C++ preprocessor __typeof

Question

Recently I have found and I have started using in my preprocessor the following code:

#define FOREACH(i,s) for(VAR(i,(s).begin()); i != (s).end(); i++)
#define VAR(a,b) __typeof(b) a=(b)

what makes my iterating easier. But unfortunately I don't fully understand the second line, especially the __typeof keyword (and why those two underscores are used).

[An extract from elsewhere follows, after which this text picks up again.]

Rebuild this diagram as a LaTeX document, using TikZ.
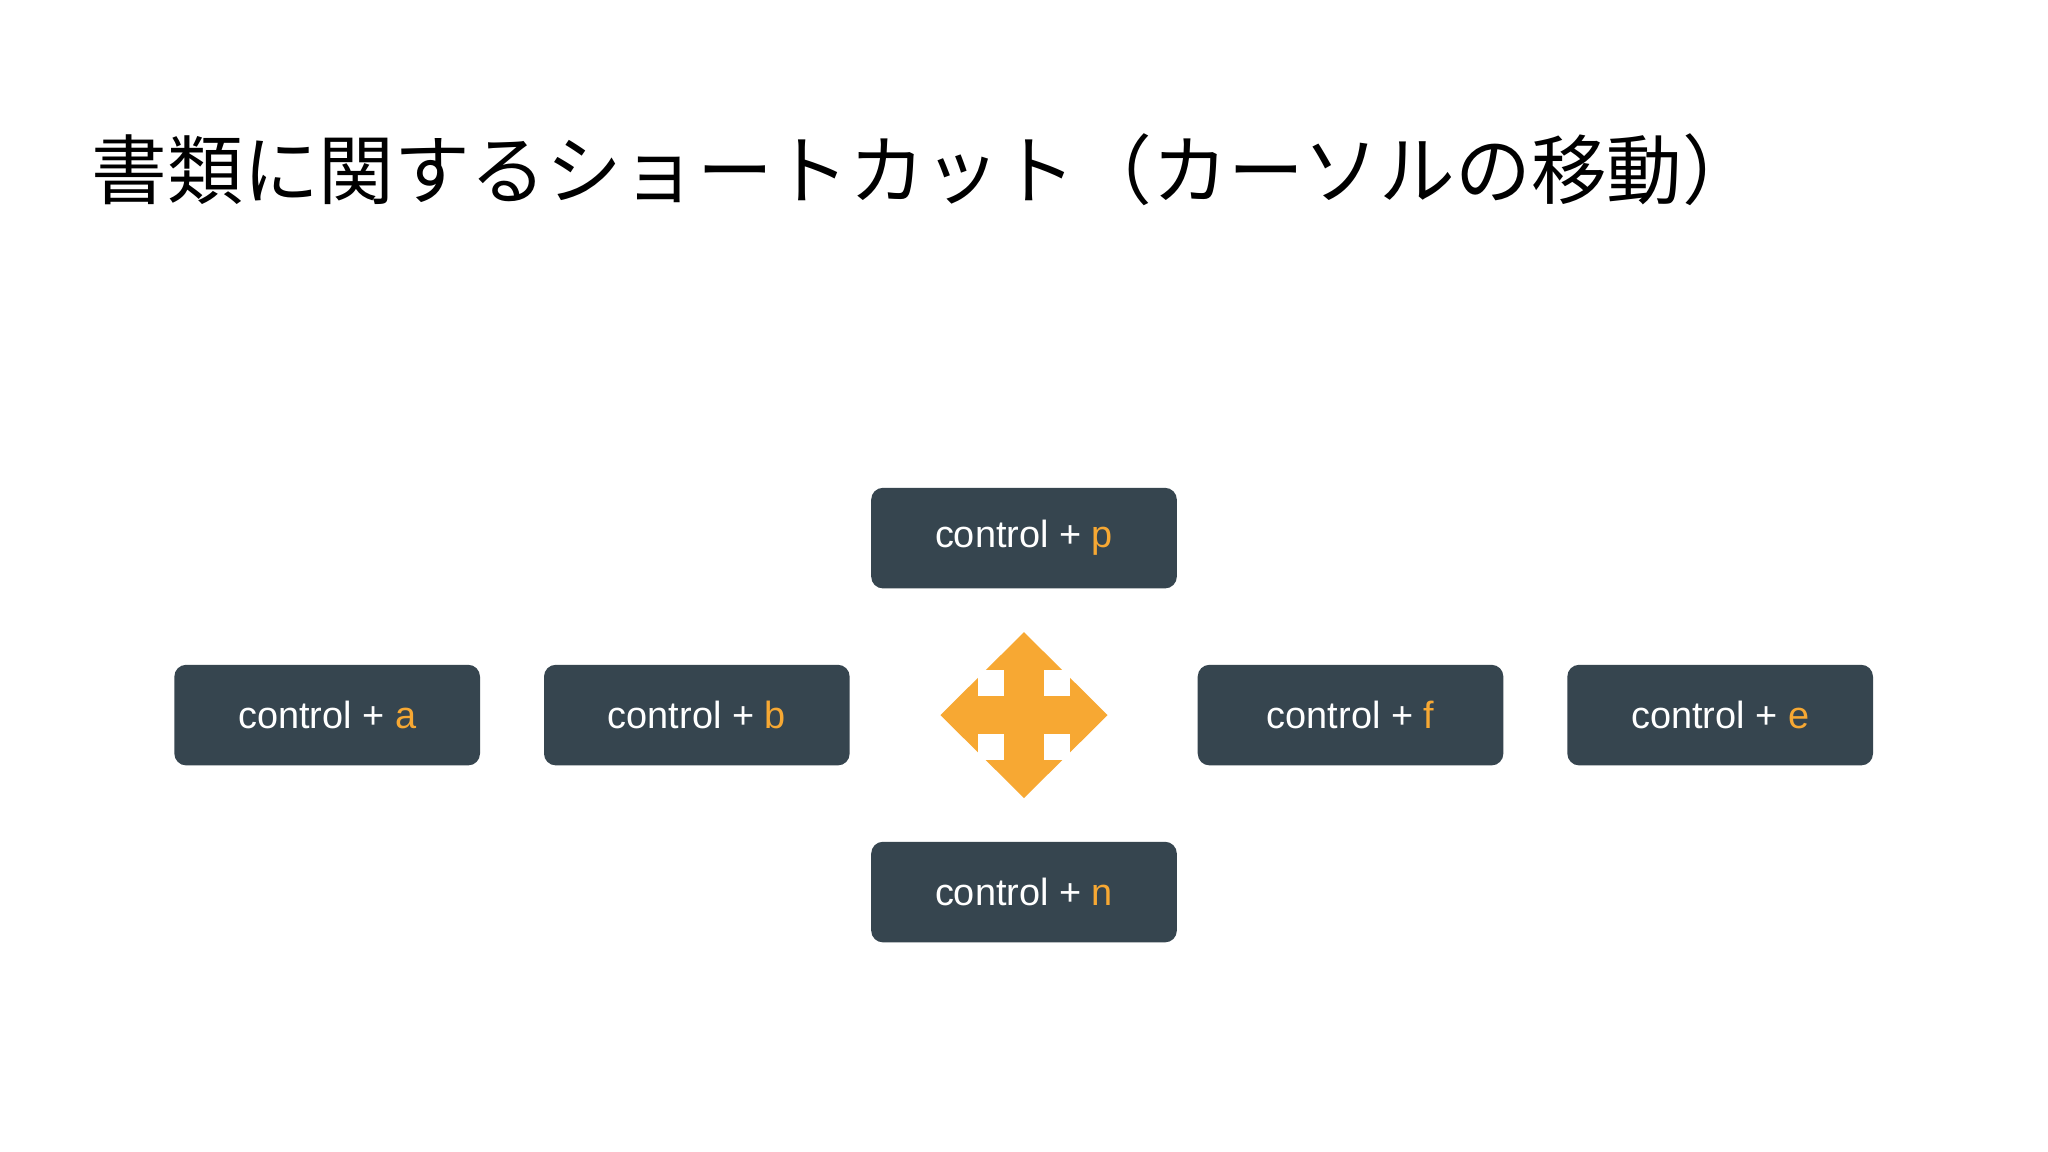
\documentclass[tikz,border=0pt]{standalone}
\usepackage{fontspec}
\setmainfont{Liberation Sans}
\newfontfamily\jp{Noto Sans CJK JP}
\definecolor{boxc}{HTML}{36454F}
\definecolor{org}{HTML}{F7A833}
\begin{document}
\begin{tikzpicture}[x=1pt,y=-1pt,
  key/.style={fill=boxc,rounded corners=9pt,minimum width=234pt,minimum height=77pt,text=white,font=\fontsize{29}{34}\selectfont,inner sep=0pt}]
\useasboundingbox[fill=white] (0,0) rectangle (1568,882);
\node[anchor=base west,font=\jp\fontsize{58}{64}\selectfont,inner sep=0pt] (title) at (70,152) {書類に関するショートカット（カーソルの移動）};
\node[key] (p) at (784,412) {control + \textcolor{org}{p}};
\node[key] (n) at (784,683) {control + \textcolor{org}{n}};
\node[key] (a) at (250.5,547.5) {control + \textcolor{org}{a}};
\node[key] (b) at (533.5,547.5) {control + \textcolor{org}{b}};
\node[key] (f) at (1034,547.5) {control + \textcolor{org}{f}};
\node[key] (e) at (1317,547.5) {control + \textcolor{org}{e}};
\fill[org] (784,484) -- (848,547.5) -- (784,611) -- (720,547.5) -- cycle;
\fill[white] (749,513) rectangle (769,533);
\fill[white] (799,513) rectangle (819,533);
\fill[white] (749,562) rectangle (769,582);
\fill[white] (799,562) rectangle (819,582);
\end{tikzpicture}
\end{document}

I also assumed that the whole expression __typeof(b) is a type casting, but when I take it in parenthesis, why it does not work?

Answer 1

Just assume some real values for i and s to see what it does:

std::list<int> list;
FOREACH(i, list)

This will resolve in the macro FOREACH(i, list):

for(VAR(i, (list).begin()); i != (list).end(); i++)

Now resolve macro VAR(i, (list).begin()):

__typeof((list).begin()) i = (list).begin();

Where __typeof gets the type of the Argument (list).begin() which is in this case std::list<int>::iterator

std::list<int>::iterator i = (list).begin();

Now insert this into the for and get:

for(std:list<int>::iterator i = (list).begin(); i != (list).end(); i++)

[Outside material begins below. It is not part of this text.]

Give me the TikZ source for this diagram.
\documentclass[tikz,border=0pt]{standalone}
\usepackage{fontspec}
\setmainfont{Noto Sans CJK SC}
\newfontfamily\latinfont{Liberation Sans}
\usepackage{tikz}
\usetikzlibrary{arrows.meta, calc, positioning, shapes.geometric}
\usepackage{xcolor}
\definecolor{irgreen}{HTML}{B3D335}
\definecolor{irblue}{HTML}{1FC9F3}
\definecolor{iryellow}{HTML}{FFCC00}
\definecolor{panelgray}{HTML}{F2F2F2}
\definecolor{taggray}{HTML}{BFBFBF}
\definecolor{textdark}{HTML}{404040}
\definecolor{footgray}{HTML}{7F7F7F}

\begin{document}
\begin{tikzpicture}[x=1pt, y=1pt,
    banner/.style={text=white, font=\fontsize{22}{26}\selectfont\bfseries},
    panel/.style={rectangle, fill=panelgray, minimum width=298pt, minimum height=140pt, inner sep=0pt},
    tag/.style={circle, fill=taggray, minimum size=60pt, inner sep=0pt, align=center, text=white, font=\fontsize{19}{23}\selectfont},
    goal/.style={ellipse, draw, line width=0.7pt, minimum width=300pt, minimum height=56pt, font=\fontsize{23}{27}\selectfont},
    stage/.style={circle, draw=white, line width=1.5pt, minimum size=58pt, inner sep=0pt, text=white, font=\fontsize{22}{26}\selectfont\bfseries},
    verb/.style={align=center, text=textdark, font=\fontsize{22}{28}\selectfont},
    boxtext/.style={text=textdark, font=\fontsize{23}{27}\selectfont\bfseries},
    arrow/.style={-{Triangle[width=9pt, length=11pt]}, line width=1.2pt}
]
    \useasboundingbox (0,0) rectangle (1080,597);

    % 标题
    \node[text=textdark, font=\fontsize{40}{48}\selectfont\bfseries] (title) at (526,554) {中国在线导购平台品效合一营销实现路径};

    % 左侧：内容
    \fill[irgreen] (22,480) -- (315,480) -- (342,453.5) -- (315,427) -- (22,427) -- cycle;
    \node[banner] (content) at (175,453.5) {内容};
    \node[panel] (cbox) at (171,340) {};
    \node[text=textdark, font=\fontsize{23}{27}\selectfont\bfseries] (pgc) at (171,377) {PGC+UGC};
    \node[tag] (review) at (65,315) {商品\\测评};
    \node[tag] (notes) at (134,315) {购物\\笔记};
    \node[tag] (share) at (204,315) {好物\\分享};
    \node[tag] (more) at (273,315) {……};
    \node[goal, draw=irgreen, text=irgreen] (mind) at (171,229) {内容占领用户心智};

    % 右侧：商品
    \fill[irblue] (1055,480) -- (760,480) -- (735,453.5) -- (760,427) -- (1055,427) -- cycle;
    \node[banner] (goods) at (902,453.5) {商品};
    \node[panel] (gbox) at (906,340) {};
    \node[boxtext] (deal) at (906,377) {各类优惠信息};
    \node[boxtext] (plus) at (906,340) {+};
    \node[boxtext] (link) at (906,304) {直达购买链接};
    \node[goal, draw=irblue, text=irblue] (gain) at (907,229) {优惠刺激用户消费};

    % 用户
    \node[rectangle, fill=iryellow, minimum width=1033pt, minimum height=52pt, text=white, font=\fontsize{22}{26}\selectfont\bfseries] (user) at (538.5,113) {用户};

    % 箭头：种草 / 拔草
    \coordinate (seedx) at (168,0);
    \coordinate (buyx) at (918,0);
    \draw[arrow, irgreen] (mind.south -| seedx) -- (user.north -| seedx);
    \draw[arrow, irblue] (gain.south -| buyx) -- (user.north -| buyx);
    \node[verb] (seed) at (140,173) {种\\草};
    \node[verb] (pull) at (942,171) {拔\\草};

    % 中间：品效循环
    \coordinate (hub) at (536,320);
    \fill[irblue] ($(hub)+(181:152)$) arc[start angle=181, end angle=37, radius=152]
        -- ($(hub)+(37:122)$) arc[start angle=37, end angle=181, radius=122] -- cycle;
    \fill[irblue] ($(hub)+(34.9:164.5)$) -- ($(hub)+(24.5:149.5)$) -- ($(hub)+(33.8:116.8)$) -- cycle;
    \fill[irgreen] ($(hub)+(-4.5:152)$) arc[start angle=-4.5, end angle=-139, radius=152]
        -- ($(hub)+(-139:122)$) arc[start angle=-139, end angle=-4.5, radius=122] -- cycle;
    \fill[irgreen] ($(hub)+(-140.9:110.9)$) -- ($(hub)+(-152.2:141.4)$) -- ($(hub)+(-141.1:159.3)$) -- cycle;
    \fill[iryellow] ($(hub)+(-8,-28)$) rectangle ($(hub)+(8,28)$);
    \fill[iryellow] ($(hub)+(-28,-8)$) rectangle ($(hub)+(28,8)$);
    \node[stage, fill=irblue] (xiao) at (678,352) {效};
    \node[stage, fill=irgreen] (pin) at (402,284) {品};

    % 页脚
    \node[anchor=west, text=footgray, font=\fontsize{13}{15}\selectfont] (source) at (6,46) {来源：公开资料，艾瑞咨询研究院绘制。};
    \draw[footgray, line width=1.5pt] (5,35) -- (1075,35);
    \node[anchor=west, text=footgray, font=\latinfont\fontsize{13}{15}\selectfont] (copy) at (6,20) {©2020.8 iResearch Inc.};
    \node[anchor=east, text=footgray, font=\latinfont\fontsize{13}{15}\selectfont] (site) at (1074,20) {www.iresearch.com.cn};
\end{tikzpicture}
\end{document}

As you see the __typeof part is no typecast but a declaration, so the paranthesis are wrong there.

Also note the many comments on why not to use macros and __typeof in special!

Answer 2

__typeof(b) is not a cast. It is non-standard C++ usable with G++, and means "the type of b". In other words, it's a type, and __typeof(b) a=(b); is a definition which defines a as having the same type as b, and is initialised from b. So after int b = 3;, it means int a = b;.

Standard C++11 (which is fairly new and not yet fully implemented by any compiler that I know of) includes a mostly similar feature called decltype.